Whatever is written in scripture about marriage, is written about ANY and ALL marriages; the marriage where the participants are head over heels, and the one where they wish they had never met. There is no "get out free" caveat for the couple who comes to an agreement that they don't love each other, or for the person who feels trapped by their mate who doesn't want to split up.
There's an unwritten warning at the peak of every high place. All you have to do to see the warning, is go to the edge and look down. When you do that, you've obeyed the warning to "look before you leap." It comes natural to the conscientious.
Besides a relationship with God, marriage is the highest form of relationship known to man. A man is to leave his mom and dad and be joined to his wife (Gn 2:24, Mark 10:7). I think that says it all about how marriage is the pinnacle of human to human association.

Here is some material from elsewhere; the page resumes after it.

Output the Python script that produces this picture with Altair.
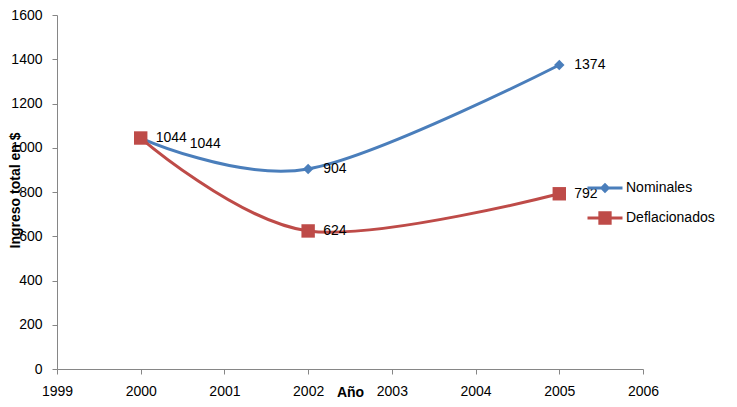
import altair as alt
import pandas as pd

# ---- data ----
anios = [2000, 2002, 2005]
nominales = [1044, 904, 1374]
deflacionados = [1044, 624, 792]
series = ["Nominales", "Deflacionados"]
colores = ["#4A7EBB", "#BE4B48"]
marcadores = ["diamond", "square"]
tam_marcador = [110, 180]
ticks_x = [1999, 2000, 2001, 2002, 2003, 2004, 2005, 2006]
ticks_y = [0, 200, 400, 600, 800, 1000, 1200, 1400, 1600]

rows = []
for s, vals in zip(series, [nominales, deflacionados]):
    for a, v in zip(anios, vals):
        rows.append({"serie": s, "anio": a, "valor": v})
df = pd.DataFrame(rows)

FONT = "Liberation Sans"

# legend symbols: line + marker as custom SVG paths
leg_paths = [
    "M-2.5,-0.21H2.5V0.21H-2.5Z M0,-0.75L0.75,0L0,0.75L-0.75,0Z",
    "M-2.5,-0.21H2.5V0.21H-2.5Z M-0.95,-0.95H0.95V0.95H-0.95Z",
]

x = alt.X(
    "anio:Q",
    scale=alt.Scale(domain=[1999, 2006], nice=False, zero=False),
    axis=alt.Axis(values=ticks_x, format="d", title="Año", titleX=293, titleY=23,
                  titleAlign="center", titleBaseline="middle", titleFontWeight="bold",
                  labelPadding=10, labelFlush=False, labelOverlap=False),
)
y = alt.Y(
    "valor:Q",
    scale=alt.Scale(domain=[0, 1600], nice=False),
    axis=alt.Axis(values=ticks_y, format="d", title="Ingreso total en $", titleX=-42, titleY=175,
                  titleAlign="center", titleBaseline="middle", titleFontWeight="bold",
                  labelPadding=10, labelFlush=False, labelOverlap=False),
)
cscale = alt.Scale(domain=series, range=colores)

base = alt.Chart(df).encode(x=x, y=y)

capas = []
for s, c in zip(series, colores):
    capas.append(
        base.mark_line(interpolate="cardinal", strokeWidth=3, color=c)
        .transform_filter(alt.datum.serie == s)
    )
for s, c, m, t in zip(series, colores, marcadores, tam_marcador):
    capas.append(
        base.mark_point(filled=True, opacity=1, shape=m, size=t, color=c)
        .transform_filter(alt.datum.serie == s)
    )

leg = alt.Legend(title=None, orient="none", legendX=541, legendY=166, padding=0,
                 symbolSize=196, symbolStrokeWidth=0, symbolOpacity=1,
                 labelOffset=14, rowPadding=16, labelFont=FONT, labelFontSize=14,
                 labelColor="black")
capas.append(
    base.mark_point(filled=True, opacity=0).encode(
        color=alt.Color("serie:N", scale=cscale, legend=leg),
        shape=alt.Shape("serie:N", scale=alt.Scale(domain=series, range=leg_paths), legend=leg),
    )
)

capas.append(
    base.mark_text(align="left", baseline="middle", dx=15, fontSize=14,
                   font=FONT, color="black").encode(text="valor:Q").transform_filter(
        ~((alt.datum.serie == series[0]) & (alt.datum.anio == anios[0]))
    )
)
capas.append(
    base.mark_text(align="left", baseline="middle", dx=49, dy=6, fontSize=14,
                   font=FONT, color="black").encode(text="valor:Q").transform_filter(
        (alt.datum.serie == series[0]) & (alt.datum.anio == anios[0])
    )
)

chart = alt.layer(*capas).properties(
    width=586, height=354, autosize="none",
    padding={"left": 49, "top": 7, "right": 86, "bottom": 30},
    background="white",
).configure_view(stroke=None).configure_axis(
    domainColor="#868686", tickColor="#868686", tickSize=5, grid=False,
    labelFont=FONT, labelFontSize=14, labelColor="black",
    titleFont=FONT, titleFontSize=14, titleColor="black",
)

chart.save("out.html", embed_options={"renderer": "svg", "actions": False})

God arranged one marriage; he brought the woman to Adam that he wanted Adam to be with. Adam was totally elated. He didn't arrange for anyone to marry anyone else. (Rebekah was asked if she wanted to go with Abraham's servant and marry Isaac, whom she had not met. She agreed to go. (Gn 24)
God didn't instruct Israel or any other people to arrange marriages. It being a way of life in biblical times doesn't make it right for people anymore then than it does now. There's nothing in scripture that pronounces it to be wrong either.
There's much in life that is more important than being "in love."